Vampyr (1932)

Made at about the same time as Tod Browning’s Dracula (1931), Vampyr is an entirely different kind of vampire film. It has a plot of sorts: Protagonist Allan Gray, spending the night at an inn in a French village, has a strange encounter with an old man who enters his room, utters a few, seemingly non-sequitur words, and exits as abruptly as he came in, leaving behind only a package, “to be opened after [his] death”. The old man’s household, it turns out, has been infested by a vampiric menace, and Gray has to save the man’s daughter from becoming the vampire’s next victim.

—Shadowy spoilers below (but not really)…—

Or does he? The film is preceded by a title card declaring the events to be Allan Gray’s “Phantasie-Erlebnis”: a fantasy experience, according to the subtitles. The entire film, but especially so everything after Gray first goes to bed, has a dreamlike quality to it. Director Carl Theodor Dreyer repeatedly violates the rules of continuity editing to create a disorienting, disquieting atmosphere. The poor quality of some of the surviving film elements, while surely not part of the director’s original intention, also contributes to that feeling.

The plot, such as it is, mostly consists of Gray wandering around and expressionlessly witnessing strange happenings (like dancing shadows cast by nothing). With a brief exception, his agency consists of reading a book, and of leaving the book on a table so it can be read by someone else. For the hero of a conventional story, he is very passive – indeed, the villains of the piece are vanquished by unseen forces helped by others (discounting a scene present on the DVD as an extra, but removed by Dreyer before the film’s premiere), but for someone experiencing a dream, such a “letting the story happen to you” attitude is not at all unusual. There are several dreams-within-the-dream which aren’t different from the tone of the rest of the film.

The aforementioned book conveniently contains not just all the vampire lore the viewer needs to know to understand the movie, it also contains precise instructions how to find and kill the very vampire stalking the old man’s family. Given that the book used to be in the old man’s possession, it’s strange that he’d have to leave it to Gray rather than act upon its instructions on his own. Again, that’s a rather strange piece of construction for a conventional story, but it becomes less weird when the entire experience is regarded as a dream, where the usual rules of verisimilitude and plausibility don’t apply. It’s no coincidence that the film ends with the light vanquishing the shadows, and Gray moving towards the dawn: he’s waking up.

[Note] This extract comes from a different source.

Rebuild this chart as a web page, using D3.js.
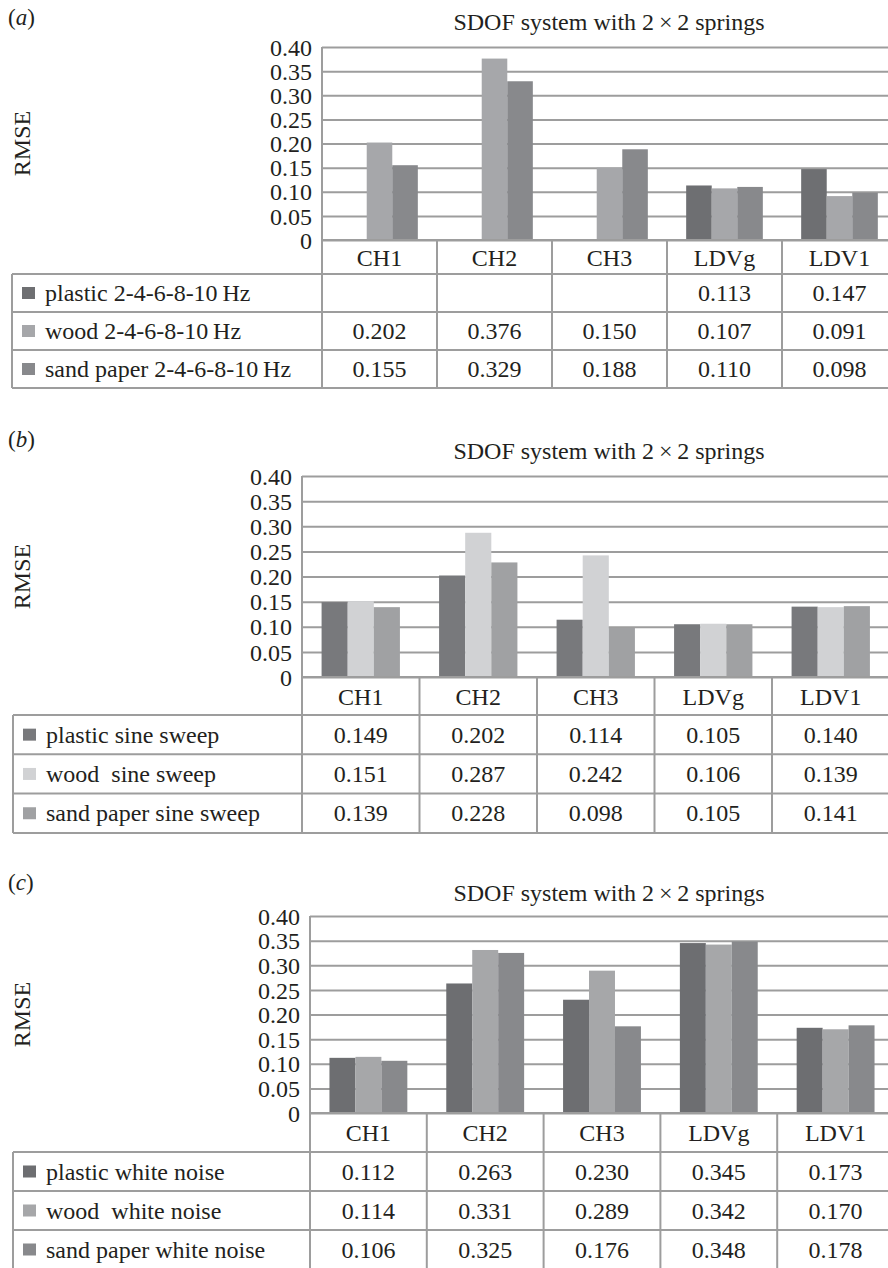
<!DOCTYPE html>
<html>
<head>
<meta charset="utf-8">
<script src="https://cdn.jsdelivr.net/npm/d3@7"></script>
<style>
  html, body { margin: 0; padding: 0; background: #fff; }
  svg { display: block; }
  text { font-family: "Liberation Serif", "Times New Roman", serif; fill: #231f20; }
</style>
</head>
<body>
<svg id="chart" width="888" height="1268"></svg>
<script>
// ---------- data ----------
const categories = ["CH1", "CH2", "CH3", "LDVg", "LDV1"];
const yTickValues = [0, 0.05, 0.10, 0.15, 0.20, 0.25, 0.30, 0.35, 0.40];
const titleText = "SDOF system with 2\u2009\u00d7\u20092 springs";
const yLabel = "RMSE";

// panel (a)
const seriesA = ["plastic 2-4-6-8-10\u2009Hz", "wood 2-4-6-8-10\u2009Hz", "sand paper 2-4-6-8-10\u2009Hz"];
const plasticA = [null, null, null, 0.113, 0.147];
const woodA    = [0.202, 0.376, 0.150, 0.107, 0.091];
const sandA    = [0.155, 0.329, 0.188, 0.110, 0.098];

// panel (b)
const seriesB = ["plastic sine sweep", "wood\u2002sine sweep", "sand paper sine sweep"];
const plasticB = [0.149, 0.202, 0.114, 0.105, 0.140];
const woodB    = [0.151, 0.287, 0.242, 0.106, 0.139];
const sandB    = [0.139, 0.228, 0.098, 0.105, 0.141];

// panel (c)
const seriesC = ["plastic white noise", "wood\u2002white noise", "sand paper white noise"];
const plasticC = [0.112, 0.263, 0.230, 0.345, 0.173];
const woodC    = [0.114, 0.331, 0.289, 0.342, 0.170];
const sandC    = [0.106, 0.325, 0.176, 0.348, 0.178];

// ---------- layout / style ----------
const panels = [
  { tag: "a", names: seriesA, values: [plasticA, woodA, sandA],
    colors: ["#6e6f72", "#a6a7aa", "#88898c"],
    labelY: 25, titleY: 30, left: 322, top: 47, bottom: 240, colW: 115,
    headerH: 34, rowH: 38, tableLeft: 12 },
  { tag: "b", names: seriesB, values: [plasticB, woodB, sandB],
    colors: ["#78797c", "#d1d2d4", "#a0a1a3"],
    labelY: 447, titleY: 459, left: 302, top: 476, bottom: 677, colW: 117.5,
    headerH: 38, rowH: 39.3, tableLeft: 13 },
  { tag: "c", names: seriesC, values: [plasticC, woodC, sandC],
    colors: ["#6d6e71", "#a6a7a9", "#88898c"],
    labelY: 890, titleY: 901, left: 310, top: 916, bottom: 1113, colW: 116.8,
    headerH: 39, rowH: 39, tableLeft: 13 }
];

const FS = 24;
const lineColor = "#9d9d9d";
const lineW = 2;
const svg = d3.select("#chart");
const fmtTick = v => v === 0 ? "0" : d3.format(".2f")(v);
const fmtVal = d3.format(".3f");

panels.forEach(p => {
  const g = svg.append("g");
  const right = p.left + p.colW * categories.length;
  const x = d3.scaleBand().domain(categories).range([p.left, right]).padding(0);
  const xs = d3.scaleBand().domain(d3.range(p.names.length)).range([0, x.bandwidth()])
    .paddingInner(0).paddingOuter(0.75);
  const y = d3.scaleLinear().domain([0, 0.40]).range([p.bottom, p.top]);

  // panel label (a)
  const lab = g.append("text").attr("x", 8).attr("y", p.labelY).attr("font-size", 23);
  lab.append("tspan").text("(");
  lab.append("tspan").attr("font-style", "italic").text(p.tag);
  lab.append("tspan").text(")");

  // title
  g.append("text").attr("x", 609).attr("y", p.titleY)
    .attr("text-anchor", "middle").attr("font-size", FS).text(titleText);

  // y label
  g.append("text")
    .attr("transform", `translate(${22 + FS * 0.33},${(p.top + p.bottom) / 2}) rotate(-90)`)
    .attr("text-anchor", "middle").attr("font-size", FS).text(yLabel);

  // gridlines
  const grid = g.append("g").attr("transform", `translate(${p.left},0)`)
    .call(d3.axisLeft(y).tickValues(yTickValues).tickSize(-(right - p.left)).tickFormat(""));
  grid.select(".domain").remove();
  grid.selectAll(".tick line").attr("stroke", lineColor).attr("stroke-width", lineW);

  // tick labels
  const ax = g.append("g").attr("transform", `translate(${p.left},0)`)
    .call(d3.axisLeft(y).tickValues(yTickValues).tickSize(0).tickPadding(10).tickFormat(fmtTick));
  ax.select(".domain").remove();
  ax.selectAll("text").attr("font-size", FS).attr("font-family", "Liberation Serif, Times New Roman, serif")
    .attr("fill", "#231f20").attr("dy", "0.34em");

  // bars
  p.values.forEach((vals, si) => {
    g.append("g").selectAll("rect")
      .data(categories.map((c, i) => ({ c, v: vals[i] })).filter(d => d.v != null))
      .join("rect")
      .attr("x", d => x(d.c) + xs(si))
      .attr("width", xs.bandwidth())
      .attr("y", d => y(d.v))
      .attr("height", d => y(0) - y(d.v))
      .attr("fill", p.colors[si]);
  });

  // ---------- data table ----------
  const headTop = p.bottom;
  const rowsTop = headTop + p.headerH;
  const tableBottom = rowsTop + p.rowH * p.names.length;
  const tl = g.append("g").attr("stroke", lineColor).attr("stroke-width", lineW);

  tl.append("line").attr("x1", p.left).attr("x2", right).attr("y1", headTop).attr("y2", headTop);
  for (let r = 0; r <= p.names.length; r++) {
    const yy = rowsTop + r * p.rowH;
    tl.append("line").attr("x1", p.tableLeft).attr("x2", right).attr("y1", yy).attr("y2", yy);
  }
  tl.append("line").attr("x1", p.tableLeft).attr("x2", p.tableLeft).attr("y1", rowsTop).attr("y2", tableBottom);
  tl.append("line").attr("x1", p.left).attr("x2", p.left).attr("y1", p.top).attr("y2", tableBottom);
  categories.forEach((c, i) => {
    const xx = x(c) + x.bandwidth();
    tl.append("line").attr("x1", xx).attr("x2", xx).attr("y1", headTop).attr("y2", tableBottom);
  });

  // header labels
  g.append("g").selectAll("text").data(categories).join("text")
    .attr("x", d => x(d) + x.bandwidth() / 2)
    .attr("y", headTop + p.headerH / 2 + 8.5)
    .attr("text-anchor", "middle").attr("font-size", FS).text(d => d);

  // rows
  p.names.forEach((name, si) => {
    const cy = rowsTop + si * p.rowH + p.rowH / 2;
    g.append("rect").attr("x", p.tableLeft + 10).attr("y", cy - 6).attr("width", 13).attr("height", 12)
      .attr("fill", p.colors[si]);
    g.append("text").attr("x", p.tableLeft + 33).attr("y", cy + 8)
      .attr("font-size", FS).text(name);
    g.append("g").selectAll("text")
      .data(categories.map((c, i) => ({ c, v: p.values[si][i] })).filter(d => d.v != null))
      .join("text")
      .attr("x", d => x(d.c) + x.bandwidth() / 2)
      .attr("y", cy + 8)
      .attr("text-anchor", "middle").attr("font-size", FS).text(d => fmtVal(d.v));
  });
});
</script>
</body>
</html>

Once you accept a certain amount of dream logic and let yourself be taken in by the film’s eery, sometimes surreal mood, it’s very enjoyable. If there’s one thing that detracts significantly from the experience it’s the dialogue. Vampyre was originally devised as a silent film, and a silent film (with music) it should have remained. There are a few sound effects, but they add little that couldn’t have been implied visually or with intertitles, and the spoken dialogue is rather trite and mostly poorly performed.